Summary for the Busy Executive: At arm's length.
Rawsthorne is one of those composers, like his compatriot Humphrey Searle, more on the edge of consciousness, even among aficionados, than a particularly active cause. In his lifetime, he enjoyed a reputation as a symphonist and managed to evade the neglect visited on so many tonal British composers after the Second World War. William Glock's BBC, which beat the drum for the European avant-garde, actually played him, and without condescension, to boot. It strikes me as curious. There's nothing particularly far-out about Rawsthorne's music – neither wilder nor woollier than Rubbra's – and yet Rawsthorne's work somehow avoided the stigma of the passé. Who knows why? Fashion follows strange paths – viz., the fadeaway, the plantation hat, and the Nehru jacket.
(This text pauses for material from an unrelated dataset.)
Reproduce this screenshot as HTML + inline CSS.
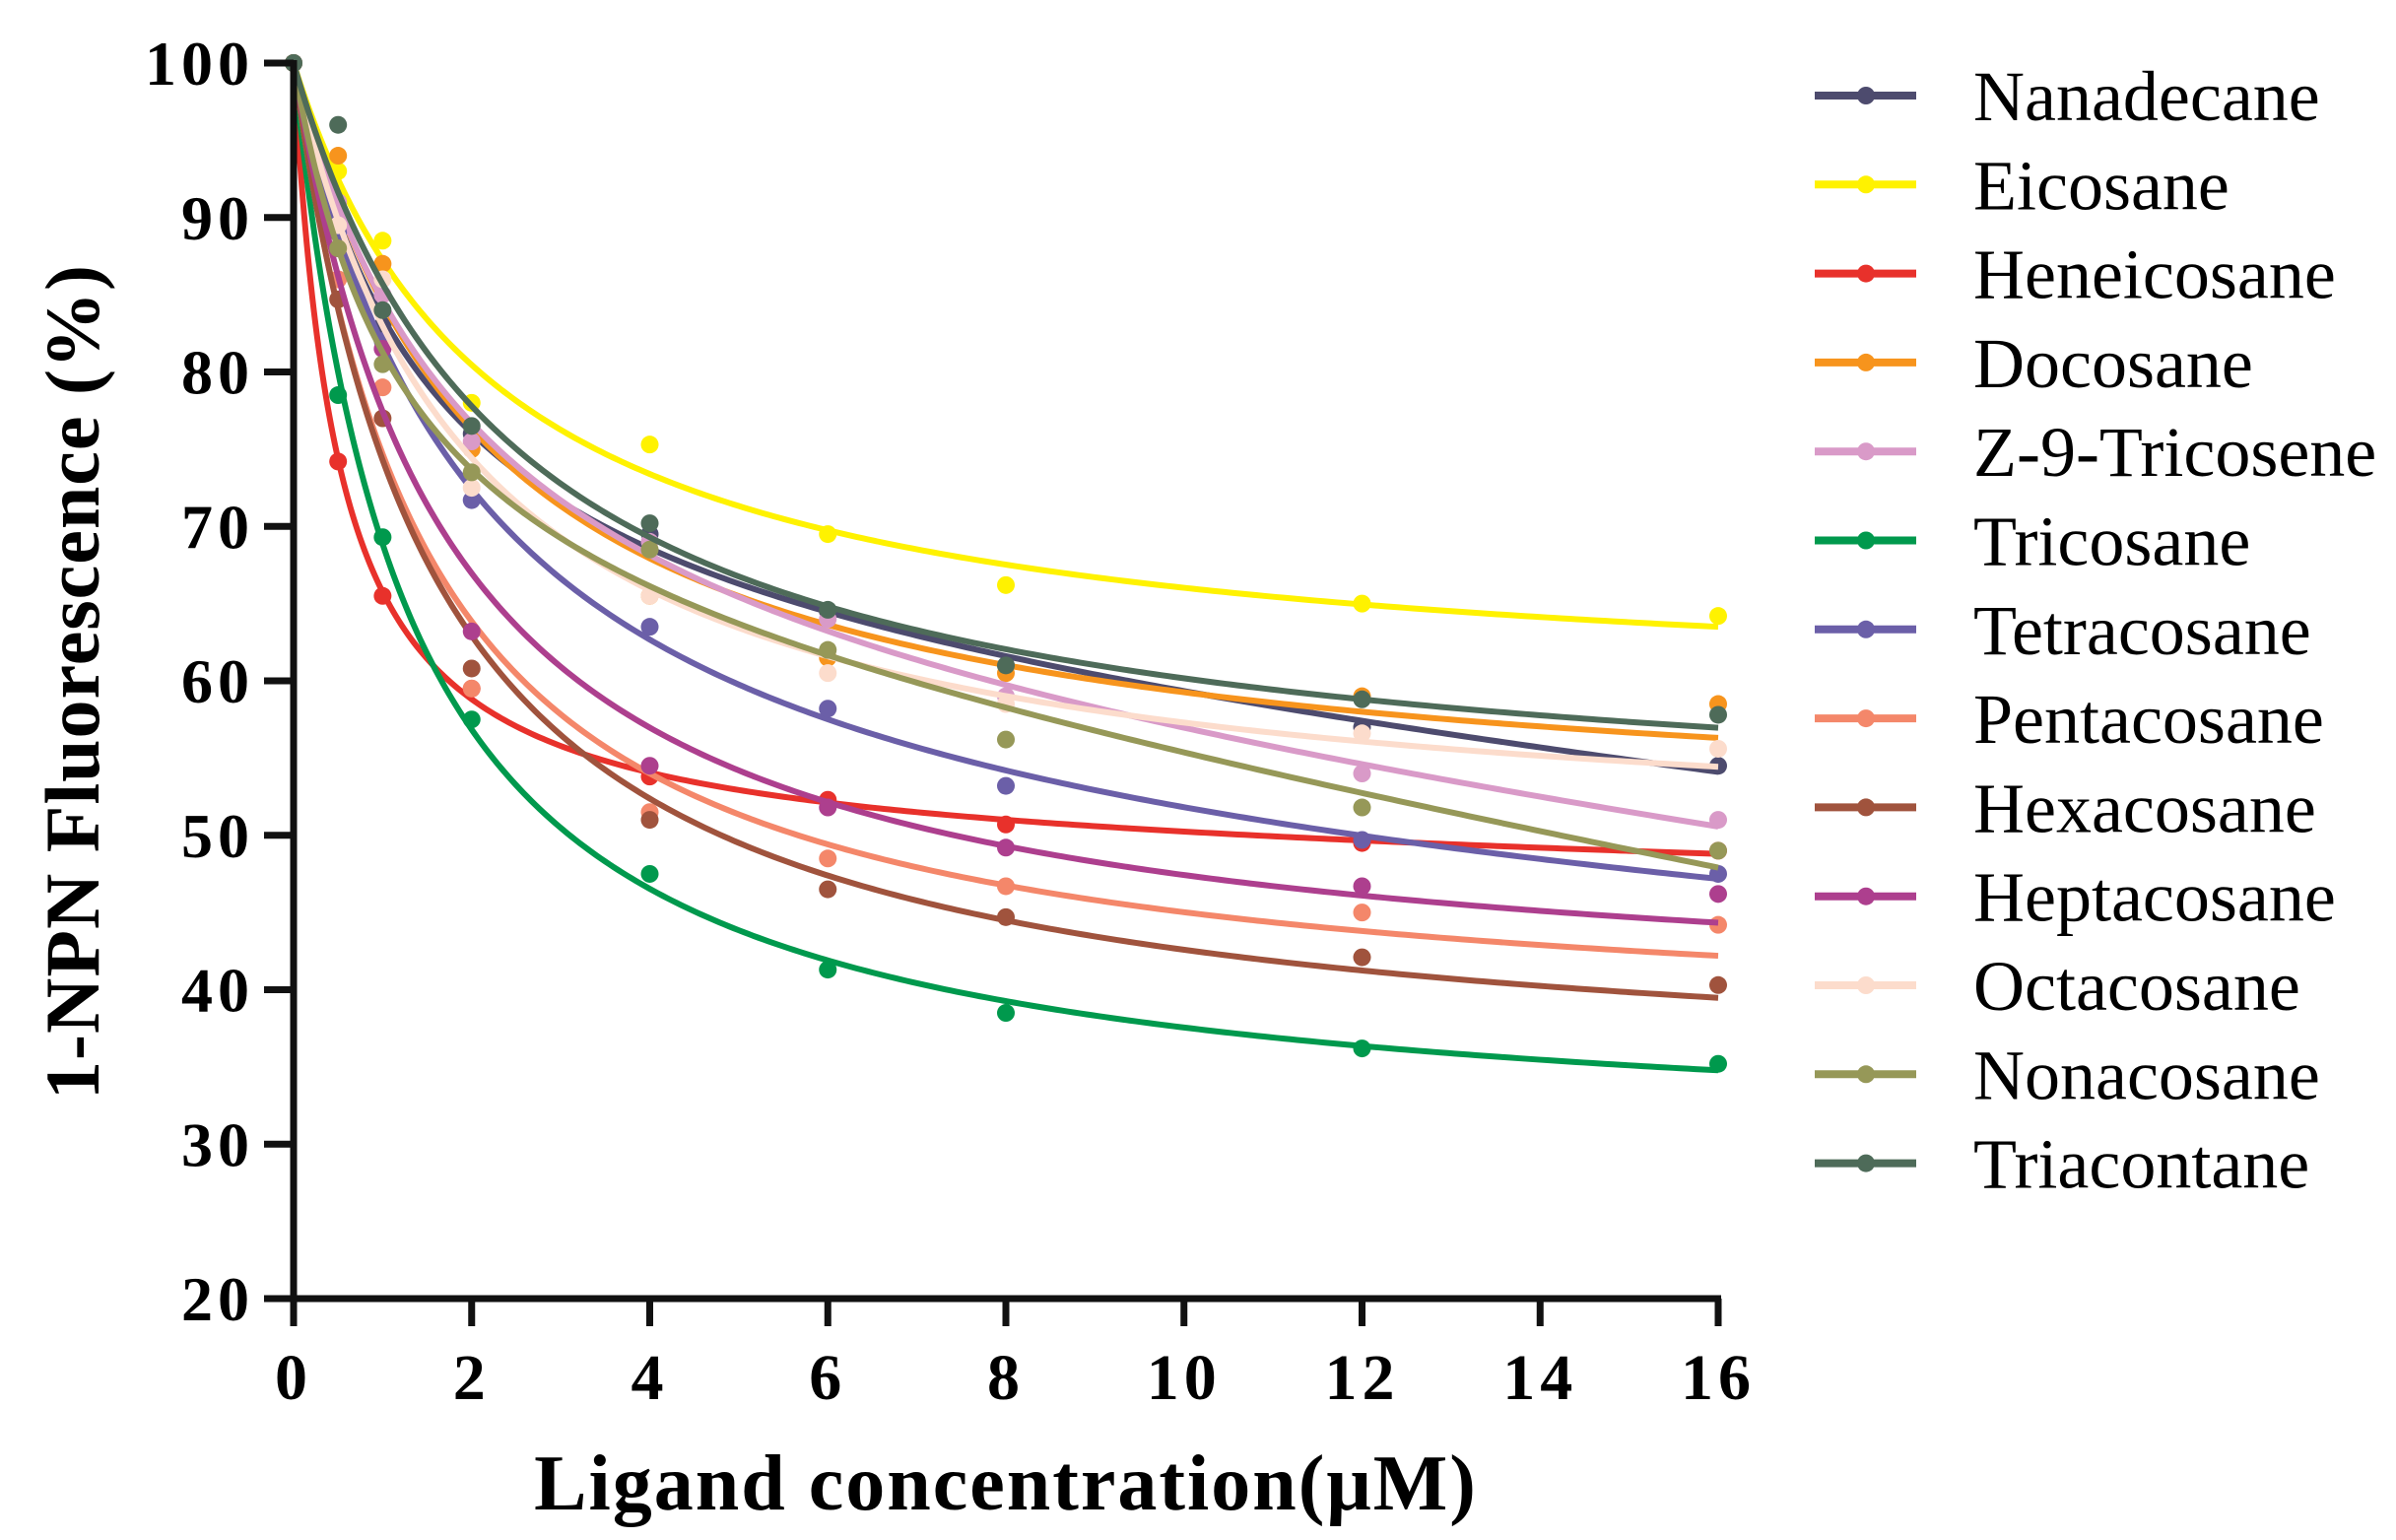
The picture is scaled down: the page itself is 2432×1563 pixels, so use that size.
<!DOCTYPE html>
<html><head><meta charset="utf-8"><style>
html,body{margin:0;padding:0;background:#fff;}
svg{display:block;}
</style></head><body>
<svg id="chart" width="2432" height="1563" viewBox="0 0 2432 1563" xmlns="http://www.w3.org/2000/svg">
<rect width="2432" height="1563" fill="#fff"/>
<g id="plot"></g>
<g id="axes"></g>
<g id="legend"></g>
<text x="1021" y="1532" text-anchor="middle" font-family="Liberation Serif, serif" font-weight="bold" font-size="80" letter-spacing="2">Ligand concentration(μM)</text>
<text transform="translate(100,692) rotate(-90)" text-anchor="middle" font-family="Liberation Serif, serif" font-weight="bold" font-size="78" letter-spacing="1">1-NPN Fluorescence (%)</text>
</svg>
<script>
const xValues = [0, 0.5, 1, 2, 4, 6, 8, 12, 16];
const seriesNames = ["Nanadecane","Eicosane","Heneicosane","Docosane","Z-9-Tricosene","Tricosane","Tetracosane","Pentacosane","Hexacosane","Heptacosane","Octacosane","Nonacosane","Triacontane"];
const seriesColors = ["#4d4b6e","#fff200","#e8312b","#f7941d","#d99ac8","#00994d","#6b5fa8","#f4876a","#a0533d","#ad3f8e","#fcdccc","#969858","#4e6b59"];
const nanadecane = [100, 90, 83, 76, 69.5, 64.5, 61, 57, 54.5];
const eicosane = [100, 93, 88.5, 78, 75.3, 69.5, 66.2, 65, 64.2];
const heneicosane = [100, 74.2, 65.5, 59.5, 53.8, 52.3, 50.7, 49.5, 49];
const docosane = [100, 94, 87, 75, 65.5, 61.5, 60.5, 59, 58.5];
const z9tricosene = [100, 91, 85, 75.5, 69, 64, 59, 54, 51];
const tricosane = [100, 78.5, 69.3, 57.5, 47.5, 41.3, 38.5, 36.2, 35.2];
const tetracosane = [100, 89, 82, 71.7, 63.5, 58.2, 53.2, 49.7, 47.5];
const pentacosane = [100, 86, 79, 59.5, 51.5, 48.5, 46.7, 45, 44.2];
const hexacosane = [100, 84.7, 77, 60.8, 51, 46.5, 44.7, 42.1, 40.3];
const heptacosane = [100, 88, 81.5, 63.2, 54.5, 51.8, 49.2, 46.7, 46.2];
const octacosane = [100, 89.5, 86, 72.5, 65.5, 60.5, 58.5, 56.6, 55.6];
const nonacosane = [100, 88, 80.5, 73.5, 68.5, 62, 56.2, 51.8, 49];
const triacontane = [100, 96, 84, 76.5, 70.2, 64.6, 61, 58.8, 57.8];
const seriesValues = [nanadecane,eicosane,heneicosane,docosane,z9tricosene,tricosane,tetracosane,pentacosane,hexacosane,heptacosane,octacosane,nonacosane,triacontane];
const xTicks = [0,2,4,6,8,10,12,14,16];
const yTicks = [20,30,40,50,60,70,80,90,100];

const NS = "http://www.w3.org/2000/svg";
const X0 = 298, X1 = 1744, Y0 = 1318, Y1 = 64;
function sx(v){ return X0 + (v - 0) / 16 * (X1 - X0); }
function sy(v){ return Y0 - (v - 20) / 80 * (Y0 - Y1); }
function mk(tag, attrs, parent){
  const e = document.createElementNS(NS, tag);
  for (const k in attrs) e.setAttribute(k, attrs[k]);
  parent.appendChild(e);
  return e;
}
const plot = document.getElementById('plot');
const axes = document.getElementById('axes');
const legend = document.getElementById('legend');

// least-squares fit: y = 100 - A*x/(K+x) - C*x
function fit(xs, ys){
  let best = null;
  for (let K = 0.05; K <= 20; K *= 1.03){
    for (const mode of [2, 1]){
      let s11=0,s12=0,s22=0,b1=0,b2=0;
      for (let i=0;i<xs.length;i++){
        const f1 = xs[i]/(K+xs[i]), f2 = xs[i], r = 100 - ys[i];
        s11+=f1*f1; s12+=f1*f2; s22+=f2*f2; b1+=f1*r; b2+=f2*r;
      }
      let A, C;
      if (mode === 2){
        const det = s11*s22 - s12*s12;
        if (Math.abs(det) < 1e-9) continue;
        A = (b1*s22 - b2*s12)/det; C = (s11*b2 - s12*b1)/det;
        if (C < 0 || A < 0) continue;
      } else { A = b1/s11; C = 0; }
      let err = 0;
      for (let i=0;i<xs.length;i++){
        const m = 100 - A*xs[i]/(K+xs[i]) - C*xs[i];
        err += (m-ys[i])*(m-ys[i]);
      }
      if (!best || err < best.err) best = {K, A, C, err};
    }
  }
  return best;
}

seriesValues.forEach((vals, si) => {
  const g = mk('g', {}, plot);
  
  
  const f = fit(xValues, vals);
  let d = "";
  const xmax = xValues[xValues.length-1];
  for (let j = 0; j <= 300; j++){
    const x = xmax * Math.pow(j/300, 1.6);
    const y = 100 - f.A*x/(f.K+x) - f.C*x;
    d += (j ? " L" : "M") + sx(x).toFixed(2) + "," + sy(y).toFixed(2);
  }
  const p = mk('path', {d: d, fill: 'none', stroke: seriesColors[si], 'stroke-width': 6, 'stroke-linejoin': 'round'}, g);
  
  
  vals.forEach((v, i) => {
    const c = mk('circle', {cx: sx(xValues[i]), cy: sy(v), r: 9, fill: seriesColors[si]}, g);
    
    
  });
});

// axes
const ya = mk('line', {x1: X0, y1: Y1 - 3, x2: X0, y2: Y0 + 3, stroke: '#111', 'stroke-width': 7}, axes);


const xa = mk('line', {x1: X0 - 3, y1: Y0, x2: X1 + 3, y2: Y0, stroke: '#111', 'stroke-width': 7}, axes);


yTicks.forEach(v => {
  const t = mk('line', {x1: 268, y1: sy(v), x2: X0, y2: sy(v), stroke: '#111', 'stroke-width': 7}, axes);
  
  
  const l = mk('text', {x: 258, y: sy(v) + 22, 'text-anchor': 'end', 'font-family': 'Liberation Serif, serif', 'font-weight': 'bold', 'font-size': 64, 'letter-spacing': 5}, axes);
  l.textContent = v;
  
  
});
xTicks.forEach(v => {
  const t = mk('line', {x1: sx(v), y1: Y0, x2: sx(v), y2: 1346, stroke: '#111', 'stroke-width': 7}, axes);
  
  
  const l = mk('text', {x: sx(v), y: 1420, 'text-anchor': 'middle', 'font-family': 'Liberation Serif, serif', 'font-weight': 'bold', 'font-size': 66, 'letter-spacing': 5}, axes);
  l.textContent = v;
  
  
});

// legend
seriesNames.forEach((n, i) => {
  const y = 97 + i * 90.3;
  const g = mk('g', {}, legend);
  
  
  mk('line', {x1: 1842, y1: y, x2: 1945, y2: y, stroke: seriesColors[i], 'stroke-width': 8}, g);
  mk('circle', {cx: 1894, cy: y, r: 9, fill: seriesColors[i]}, g);
  const t = mk('text', {x: 2003, y: y + 25, 'font-family': 'Liberation Serif, serif', 'font-size': 72}, g);
  t.textContent = n;
});
</script>
</body></html>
Musically, Rawsthorne derives from Walton, particularly the Walton of the First Symphony, a tremendously influential work among the young British composers of the Thirties. Nevertheless, Rawsthorne also went his own way fairly quickly. One can see this as early as the Symphonic Studies of 1939, a piece in one large movement that many other writers wouldn't have hesitated to call a symphony. One hears in it some lingering Waltonianisms, but overall the piece takes on a flintier quality than Walton as well as an idiosyncratic structure that bespeaks an architectural mind that goes beyond Walton's usual satisfaction with received forms. The Symphonic Studies combine one-movement symphony, variation, as well as the Schoenbergian process of continual variation, although I have no idea whether Rawsthorne had actually heard Schoenberg at this time. A motto-theme generates the entire work, reappearing in various guises, colors, tempi, and moods at the beginning of each of the six major sections of the piece. Each section is beautifully worked and the whole carefully and subtly shaped. Often, you find yourself in the middle of a new section without an immediate idea of how you got there, even though you've not lost attention. You figure out in retrospect how he got you from here to there. The finale features an allegro fugue, based on the motto (naturally), carried on mainly in the brass, and the piece ends in a blaze of very full chords. For me, this counts as one of the great British scores.
Written for Evelyn Rothwell, the oboe concerto, like most for the instrument, sings altogether more lightly, at least as far as structure goes, the composer evoking baroque forms, like the French overture first movement, the minuet second, and the gigue third. Yet even here, we speak only relatively. The composer generates an entire concerto out of perhaps three motives, two of which seem cousins. The emotional core of the work – though not as severe as Rawsthorne's usual – nevertheless contains its share of disconcert, because that seems part and parcel of Rawsthorne's neo-Romantic language.
The cello concerto appears late in Rawsthorne's output, after the appearance of such seminal works as the Third Symphony. Rawsthorne always showed an inquiring, questing mind, within the bounds of a strongly-defined musical personality. The influence of Schoenberg becomes more pronounced, the harmonic idiom freer, though still within a tonal context. If anything, Rawsthorne's music becomes even more granitic as he goes on. The cello concerto I think the finest of all his concerti – the biggest in feeling, the most masterful in its handling of the interplay between soloist and orchestra. The soloist gets an heroic part, as in something like the Dvořák or Bloch's Schelomo. Yet, I admit that, unlike those classics, this concerto keeps a listener at arm's length. There's great emotion, but no chance for the listener to indulge in wallow. I'd compare it to the enigmatic parts of the Brahms Double Concerto, a work I admire and even love, but some listeners may be put off. A structural marvel, the first movement, subtitled "Quasi Variazioni," is actually an extended discourse of continual variation of a cell, rather than separate variations as such. One feels it as the composer intended, a "continuous piece." The second movement, in many ways the most daring, plays with two themes – the first acting like a frame around a middle section of the second. The middle section dangerously flirts with stasis. The "theme" consists of basically two notes against a chordal background. The music seems to grind to a halt and then slowly rouse itself back to the first section. The finale takes the theme of the first movement and retrofits it into new ideas. You never know quite where in the new material it will turn up. At one point, it becomes the end of a fugal subject. The movement exercises not only the composer's wit, but the listener's as well.
The performances range from a terrific Symphonic Studies to an okay oboe concerto. Not that there's anything wrong with the oboe concerto. It's simply a piece that doesn't invite a range of interpretation. The cello concerto is an altogether more complicated affair. It's a piece that needs years of performance to reveal itself in full. This is a good first recording. We can only hope for others. Cellist Alexander Baillie gives a reading full of striving, some of which comes off, some of which doesn't. I'd say the same of Lloyd-Jones. They are at their best in the first two movements and lose focus in the third. Still, a respectable première.